Note: To protect the privacy of our members, e-mail addresses have been removed from the archived messages. As a result, some links may be broken.

Lesson Plans

Re: kalaidescopes

[ Thread ][ Subject ][ Author ][ Date ]
kprs (kprs)
Tue, 08 Oct 1996 12:27:22 -0700

Lynn Foltz wrote:
> Sorry, I think this sounds like a science project
> At least you are correlating it with some art history - but is it a stretch??
> Regards
> LF
> On Mon, 7 Oct 1996, Terilynn Sanford wrote:
> >
> > Will you please post how you are going to make the 2-D
> > kalaidescopes with 4th graders. It sounds interesting!
> >
> > Thanks, Teri
> >

Re: science experiment

So, what's wrong with a science experiment?
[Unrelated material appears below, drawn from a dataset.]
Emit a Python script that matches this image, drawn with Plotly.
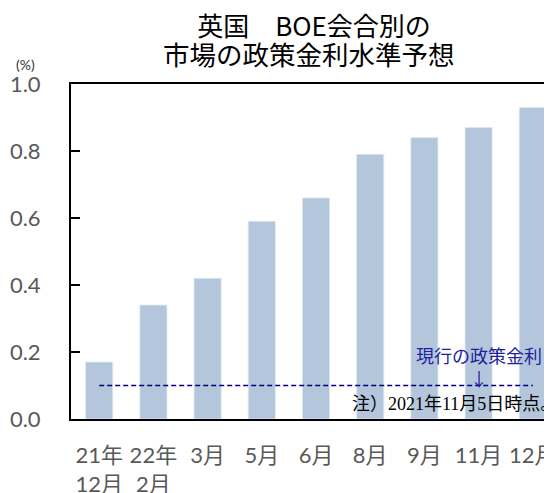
import plotly.graph_objects as go

# BOE会合別の市場予想（政策金利, %）
meetings = ['21年<br>12月', '22年<br>2月', '3月', '5月', '6月', '8月', '9月', '11月', '12月']
expected_rate = [0.17, 0.34, 0.42, 0.59, 0.66, 0.79, 0.84, 0.87, 0.93]
current_rate = 0.1
y_ticks = [0.0, 0.2, 0.4, 0.6, 0.8, 1.0]

tick_font = dict(family='Lato, Noto Sans CJK JP', size=22, color='#595959')
cjk = 'Noto Sans CJK JP'

fig = go.Figure()

fig.add_trace(go.Bar(
    x=meetings, y=expected_rate,
    marker=dict(color='#b3c6dc', line=dict(color='#dfe7f1', width=0.8)),
    showlegend=False, hoverinfo='skip'
))

# 現行の政策金利（破線）
fig.add_trace(go.Scatter(
    x=[meetings[0], meetings[-1]], y=[current_rate, current_rate],
    mode='lines', line=dict(color='#000080', width=1.5, dash='5px,3px'),
    showlegend=False, hoverinfo='skip'
))

fig.update_layout(
    width=552, height=493,
    margin=dict(l=63, r=8, t=76, b=82),
    plot_bgcolor='white', paper_bgcolor='white',
    bargap=0.5,
    title=dict(text='英国　BOE会合別の', font=dict(family=cjk, size=26, color='black'),
               x=306 / 552, y=1 - 19 / 493, xanchor='center', yanchor='middle',
               xref='container', yref='container'),
    xaxis=dict(range=[-0.52, 8.354], showline=True, linecolor='black', linewidth=2,
               mirror=True, ticks='', tickfont=tick_font, ticklabelstandoff=16,
               showgrid=False, automargin=False),
    yaxis=dict(range=[0, 1.0], tickvals=y_ticks, tickformat='.1f', showline=True,
               linecolor='black', linewidth=2, mirror=False, ticks='inside', ticklen=9,
               tickcolor='black', tickwidth=1.5, tickfont=tick_font,
               ticklabelstandoff=24, showgrid=False, zeroline=False, automargin=False),
)

fig.add_annotation(text='市場の政策金利水準予想', xref='paper', yref='paper',
                   x=0.495, y=(419 - 54) / 335, xanchor='center', yanchor='middle',
                   showarrow=False, font=dict(family=cjk, size=26.5, color='black'))
fig.add_annotation(text='(%)', xref='paper', yref='paper', x=-0.0936, y=(419 - 64) / 335,
                   xanchor='center', yanchor='middle', showarrow=False,
                   font=dict(family='Lato, ' + cjk, size=14, color='#333333'))
fig.add_annotation(text='現行の政策金利<br>↓', x=meetings[7], y=current_rate + 0.058,
                   xanchor='center', yanchor='middle', showarrow=False,
                   font=dict(family=cjk, size=18, color='#1f1fa0'))
fig.add_annotation(text='注）2021年11月5日時点。', xref='paper', x=0.58, y=0.044,
                   xanchor='left', yanchor='middle', showarrow=False,
                   font=dict(family='Liberation Serif, ' + cjk, size=18, color='black'))

fig.write_html('out.html')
Too me scientists and
artists are not that far apart. We are both working with givens, trying
to push the envelope looking for truths. We explore what is, and
through experiments with what is available create or investigate. So
how could making kaleidoscopes with colors, shapes, textures, light,
continually moving be any less artistic than Jackson Pollack, or
Turner's watercolors, or Klee's paintings? Looking at the world through
multifaceted lenses alone could be very inspiring. Perhaps you could
argue that the changing of the colors is purely random, and how could
that be art? If the artist chooses the components of the art, and then
puts them into a handmade kaleidoscope, and turns it, I feel it is no
different than Agam's moving images (although his images don't have the
amount of combinations a kaleidoscope has).